▸ **WORK REQUIRED**:
Leave out every picture, then transcribe the rest of the listing exactly.

============

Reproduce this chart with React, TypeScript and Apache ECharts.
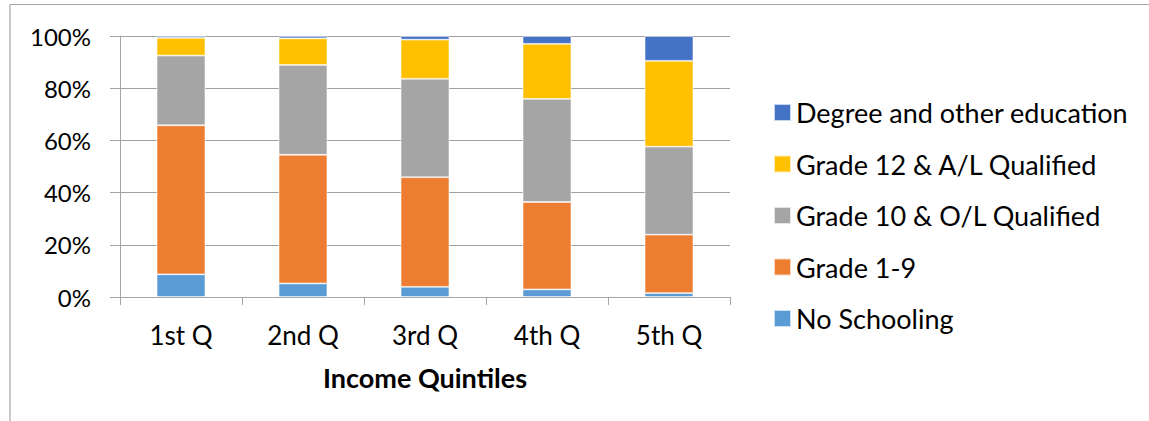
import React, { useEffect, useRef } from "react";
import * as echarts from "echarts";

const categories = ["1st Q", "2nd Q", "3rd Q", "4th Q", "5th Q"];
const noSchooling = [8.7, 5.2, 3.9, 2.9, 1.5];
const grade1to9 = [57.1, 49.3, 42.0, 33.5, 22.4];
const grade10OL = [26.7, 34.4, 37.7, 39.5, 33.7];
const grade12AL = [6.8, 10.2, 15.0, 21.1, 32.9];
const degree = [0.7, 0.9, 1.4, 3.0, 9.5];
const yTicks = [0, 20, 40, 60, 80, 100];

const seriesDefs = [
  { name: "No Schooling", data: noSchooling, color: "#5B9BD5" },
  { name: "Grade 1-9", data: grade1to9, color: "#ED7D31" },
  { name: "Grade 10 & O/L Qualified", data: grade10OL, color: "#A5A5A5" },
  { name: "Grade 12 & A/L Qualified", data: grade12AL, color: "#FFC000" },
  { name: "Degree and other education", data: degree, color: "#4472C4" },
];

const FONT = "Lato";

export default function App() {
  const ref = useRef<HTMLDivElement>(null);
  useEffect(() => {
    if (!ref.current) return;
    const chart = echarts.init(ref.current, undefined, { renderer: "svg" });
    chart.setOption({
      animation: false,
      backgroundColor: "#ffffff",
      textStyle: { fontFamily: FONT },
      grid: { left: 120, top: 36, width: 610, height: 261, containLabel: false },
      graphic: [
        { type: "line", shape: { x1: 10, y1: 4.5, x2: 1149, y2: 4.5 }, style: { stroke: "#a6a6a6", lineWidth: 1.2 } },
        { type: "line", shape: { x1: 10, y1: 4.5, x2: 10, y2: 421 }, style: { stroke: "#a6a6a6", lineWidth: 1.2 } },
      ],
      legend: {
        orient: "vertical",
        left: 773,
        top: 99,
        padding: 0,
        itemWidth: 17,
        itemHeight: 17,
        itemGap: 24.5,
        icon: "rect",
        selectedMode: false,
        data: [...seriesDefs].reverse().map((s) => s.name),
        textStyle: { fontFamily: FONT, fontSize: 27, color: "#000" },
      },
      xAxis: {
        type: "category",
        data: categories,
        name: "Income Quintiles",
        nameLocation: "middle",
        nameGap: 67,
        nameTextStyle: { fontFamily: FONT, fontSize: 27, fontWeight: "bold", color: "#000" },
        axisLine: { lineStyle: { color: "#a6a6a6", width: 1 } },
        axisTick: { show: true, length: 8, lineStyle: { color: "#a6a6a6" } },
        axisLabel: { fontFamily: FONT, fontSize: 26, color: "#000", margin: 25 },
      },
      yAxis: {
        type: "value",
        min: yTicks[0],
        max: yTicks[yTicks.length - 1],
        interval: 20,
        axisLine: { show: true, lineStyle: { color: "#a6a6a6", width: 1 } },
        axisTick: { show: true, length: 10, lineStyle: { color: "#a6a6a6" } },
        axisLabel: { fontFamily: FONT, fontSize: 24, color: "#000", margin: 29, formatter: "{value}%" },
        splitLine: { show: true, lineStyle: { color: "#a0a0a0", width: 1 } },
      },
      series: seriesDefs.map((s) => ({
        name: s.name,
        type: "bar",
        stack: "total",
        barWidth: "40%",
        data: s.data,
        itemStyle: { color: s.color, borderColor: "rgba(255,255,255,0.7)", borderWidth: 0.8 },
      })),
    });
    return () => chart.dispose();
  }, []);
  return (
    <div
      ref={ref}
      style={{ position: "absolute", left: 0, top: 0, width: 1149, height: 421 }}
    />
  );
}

============

▸ **CORRECT RESPONSE**:
Reproduce this chart with React, TypeScript and Apache ECharts.
import React, { useEffect, useRef } from "react";
import * as echarts from "echarts";

const categories = ["1st Q", "2nd Q", "3rd Q", "4th Q", "5th Q"];
const noSchooling = [8.7, 5.2, 3.9, 2.9, 1.5];
const grade1to9 = [57.1, 49.3, 42.0, 33.5, 22.4];
const grade10OL = [26.7, 34.4, 37.7, 39.5, 33.7];
const grade12AL = [6.8, 10.2, 15.0, 21.1, 32.9];
const degree = [0.7, 0.9, 1.4, 3.0, 9.5];
const yTicks = [0, 20, 40, 60, 80, 100];

const seriesDefs = [
  { name: "No Schooling", data: noSchooling, color: "#5B9BD5" },
  { name: "Grade 1-9", data: grade1to9, color: "#ED7D31" },
  { name: "Grade 10 & O/L Qualified", data: grade10OL, color: "#A5A5A5" },
  { name: "Grade 12 & A/L Qualified", data: grade12AL, color: "#FFC000" },
  { name: "Degree and other education", data: degree, color: "#4472C4" },
];

const FONT = "Lato";

export default function App() {
  const ref = useRef<HTMLDivElement>(null);
  useEffect(() => {
    if (!ref.current) return;
    const chart = echarts.init(ref.current, undefined, { renderer: "svg" });
    chart.setOption({
      animation: false,
      backgroundColor: "#ffffff",
      textStyle: { fontFamily: FONT },
      grid: { left: 120, top: 36, width: 610, height: 261, containLabel: false },
      graphic: [
        { type: "line", shape: { x1: 10, y1: 4.5, x2: 1149, y2: 4.5 }, style: { stroke: "#a6a6a6", lineWidth: 1.2 } },
        { type: "line", shape: { x1: 10, y1: 4.5, x2: 10, y2: 421 }, style: { stroke: "#a6a6a6", lineWidth: 1.2 } },
      ],
      legend: {
        orient: "vertical",
        left: 773,
        top: 99,
        padding: 0,
        itemWidth: 17,
        itemHeight: 17,
        itemGap: 24.5,
        icon: "rect",
        selectedMode: false,
        data: [...seriesDefs].reverse().map((s) => s.name),
        textStyle: { fontFamily: FONT, fontSize: 27, color: "#000" },
      },
      xAxis: {
        type: "category",
        data: categories,
        name: "Income Quintiles",
        nameLocation: "middle",
        nameGap: 67,
        nameTextStyle: { fontFamily: FONT, fontSize: 27, fontWeight: "bold", color: "#000" },
        axisLine: { lineStyle: { color: "#a6a6a6", width: 1 } },
        axisTick: { show: true, length: 8, lineStyle: { color: "#a6a6a6" } },
        axisLabel: { fontFamily: FONT, fontSize: 26, color: "#000", margin: 25 },
      },
      yAxis: {
        type: "value",
        min: yTicks[0],
        max: yTicks[yTicks.length - 1],
        interval: 20,
        axisLine: { show: true, lineStyle: { color: "#a6a6a6", width: 1 } },
        axisTick: { show: true, length: 10, lineStyle: { color: "#a6a6a6" } },
        axisLabel: { fontFamily: FONT, fontSize: 24, color: "#000", margin: 29, formatter: "{value}%" },
        splitLine: { show: true, lineStyle: { color: "#a0a0a0", width: 1 } },
      },
      series: seriesDefs.map((s) => ({
        name: s.name,
        type: "bar",
        stack: "total",
        barWidth: "40%",
        data: s.data,
        itemStyle: { color: s.color, borderColor: "rgba(255,255,255,0.7)", borderWidth: 0.8 },
      })),
    });
    return () => chart.dispose();
  }, []);
  return (
    <div
      ref={ref}
      style={{ position: "absolute", left: 0, top: 0, width: 1149, height: 421 }}
    />
  );
}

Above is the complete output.